Dataset items
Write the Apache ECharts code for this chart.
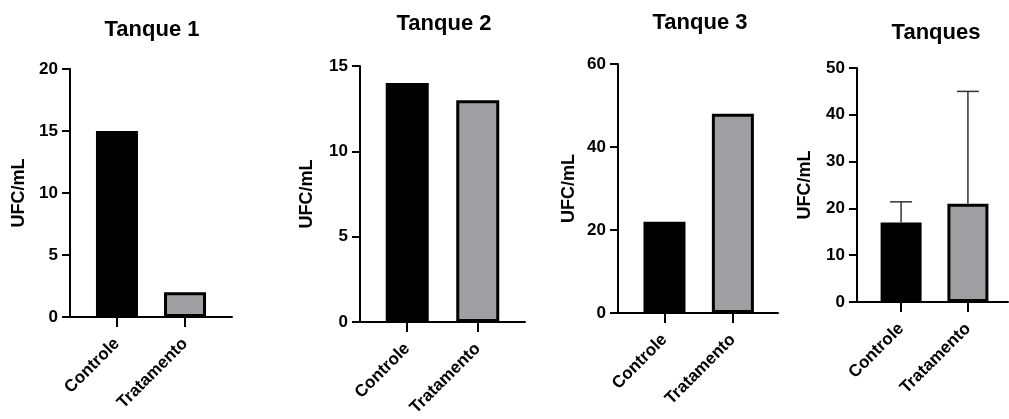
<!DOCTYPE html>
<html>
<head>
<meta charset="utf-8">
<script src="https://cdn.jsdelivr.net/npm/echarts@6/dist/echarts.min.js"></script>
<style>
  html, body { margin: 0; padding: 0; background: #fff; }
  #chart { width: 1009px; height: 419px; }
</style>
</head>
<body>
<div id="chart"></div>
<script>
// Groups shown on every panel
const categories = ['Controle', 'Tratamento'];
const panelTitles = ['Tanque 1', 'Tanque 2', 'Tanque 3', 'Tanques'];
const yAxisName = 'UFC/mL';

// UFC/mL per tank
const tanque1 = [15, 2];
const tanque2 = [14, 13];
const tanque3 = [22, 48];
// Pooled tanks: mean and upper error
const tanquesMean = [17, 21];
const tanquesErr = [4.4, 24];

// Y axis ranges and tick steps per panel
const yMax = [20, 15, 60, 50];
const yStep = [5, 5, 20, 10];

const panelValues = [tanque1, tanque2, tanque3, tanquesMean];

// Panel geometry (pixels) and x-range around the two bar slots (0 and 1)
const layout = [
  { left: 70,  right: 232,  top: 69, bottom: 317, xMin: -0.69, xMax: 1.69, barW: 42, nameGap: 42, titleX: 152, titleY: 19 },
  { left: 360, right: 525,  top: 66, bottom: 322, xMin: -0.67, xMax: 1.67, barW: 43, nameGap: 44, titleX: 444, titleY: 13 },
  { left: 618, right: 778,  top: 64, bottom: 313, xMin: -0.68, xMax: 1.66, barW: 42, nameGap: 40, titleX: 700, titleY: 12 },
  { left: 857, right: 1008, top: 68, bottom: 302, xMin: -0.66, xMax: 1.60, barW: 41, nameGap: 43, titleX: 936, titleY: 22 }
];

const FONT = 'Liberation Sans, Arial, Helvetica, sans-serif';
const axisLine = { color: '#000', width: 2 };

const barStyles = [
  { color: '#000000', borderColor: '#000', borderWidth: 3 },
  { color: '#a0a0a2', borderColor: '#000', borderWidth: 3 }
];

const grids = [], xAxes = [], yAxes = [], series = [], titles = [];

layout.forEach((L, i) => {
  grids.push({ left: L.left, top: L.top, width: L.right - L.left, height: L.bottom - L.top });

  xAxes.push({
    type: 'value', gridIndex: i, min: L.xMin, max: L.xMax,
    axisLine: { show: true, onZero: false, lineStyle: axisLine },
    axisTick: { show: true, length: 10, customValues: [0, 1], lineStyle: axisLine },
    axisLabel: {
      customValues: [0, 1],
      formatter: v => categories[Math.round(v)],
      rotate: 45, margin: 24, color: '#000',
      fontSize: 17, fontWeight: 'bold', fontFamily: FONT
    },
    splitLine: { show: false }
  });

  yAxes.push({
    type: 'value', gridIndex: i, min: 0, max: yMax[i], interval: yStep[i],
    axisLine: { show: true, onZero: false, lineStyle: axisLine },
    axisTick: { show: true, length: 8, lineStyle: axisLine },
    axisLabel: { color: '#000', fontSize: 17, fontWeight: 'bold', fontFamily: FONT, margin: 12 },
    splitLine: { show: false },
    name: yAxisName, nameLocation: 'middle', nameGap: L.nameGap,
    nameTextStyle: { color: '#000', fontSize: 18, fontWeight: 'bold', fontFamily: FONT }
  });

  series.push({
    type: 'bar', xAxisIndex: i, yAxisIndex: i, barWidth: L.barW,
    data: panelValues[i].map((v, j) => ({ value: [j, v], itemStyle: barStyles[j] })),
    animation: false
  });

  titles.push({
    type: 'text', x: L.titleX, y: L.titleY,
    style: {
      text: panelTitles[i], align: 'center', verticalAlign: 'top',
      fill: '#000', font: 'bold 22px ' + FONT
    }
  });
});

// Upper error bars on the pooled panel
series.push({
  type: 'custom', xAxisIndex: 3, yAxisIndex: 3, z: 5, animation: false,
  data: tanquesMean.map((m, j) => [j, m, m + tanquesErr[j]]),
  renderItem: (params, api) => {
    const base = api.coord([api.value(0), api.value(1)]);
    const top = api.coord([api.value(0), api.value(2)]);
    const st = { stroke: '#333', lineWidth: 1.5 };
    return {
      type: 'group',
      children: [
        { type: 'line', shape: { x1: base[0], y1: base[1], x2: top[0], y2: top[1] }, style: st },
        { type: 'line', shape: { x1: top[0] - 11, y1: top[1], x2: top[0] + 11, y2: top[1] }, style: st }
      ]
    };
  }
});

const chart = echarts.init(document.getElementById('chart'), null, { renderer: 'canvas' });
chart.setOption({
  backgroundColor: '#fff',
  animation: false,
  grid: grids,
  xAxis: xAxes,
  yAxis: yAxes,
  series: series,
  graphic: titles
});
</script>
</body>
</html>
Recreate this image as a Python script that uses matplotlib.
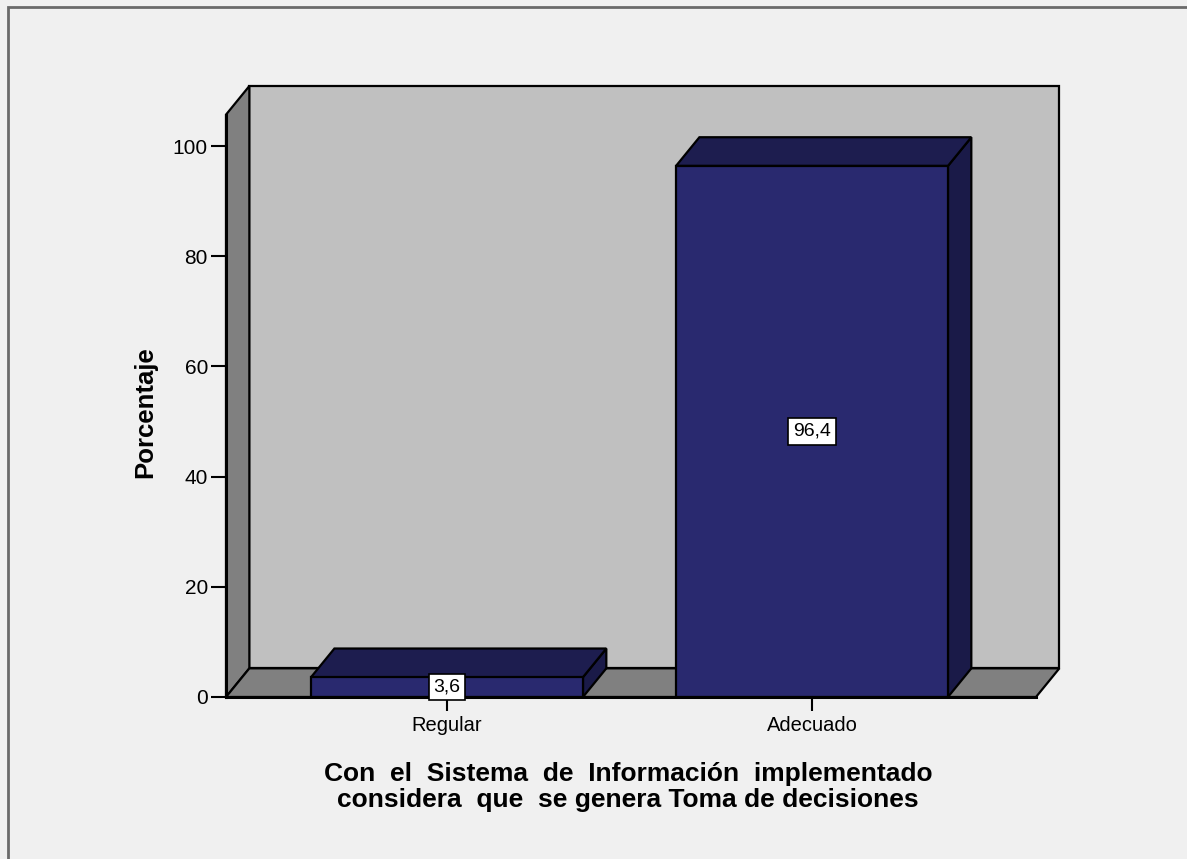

* **Given request**
Check each line above for the word "script" and copy the ones that have it.

* **The output**
<script src="https://cdn.jsdelivr.net/npm/echarts@6/dist/echarts.min.js"></script>
<script>
</script>
Recreate this image as a Python script that uses matplotlib.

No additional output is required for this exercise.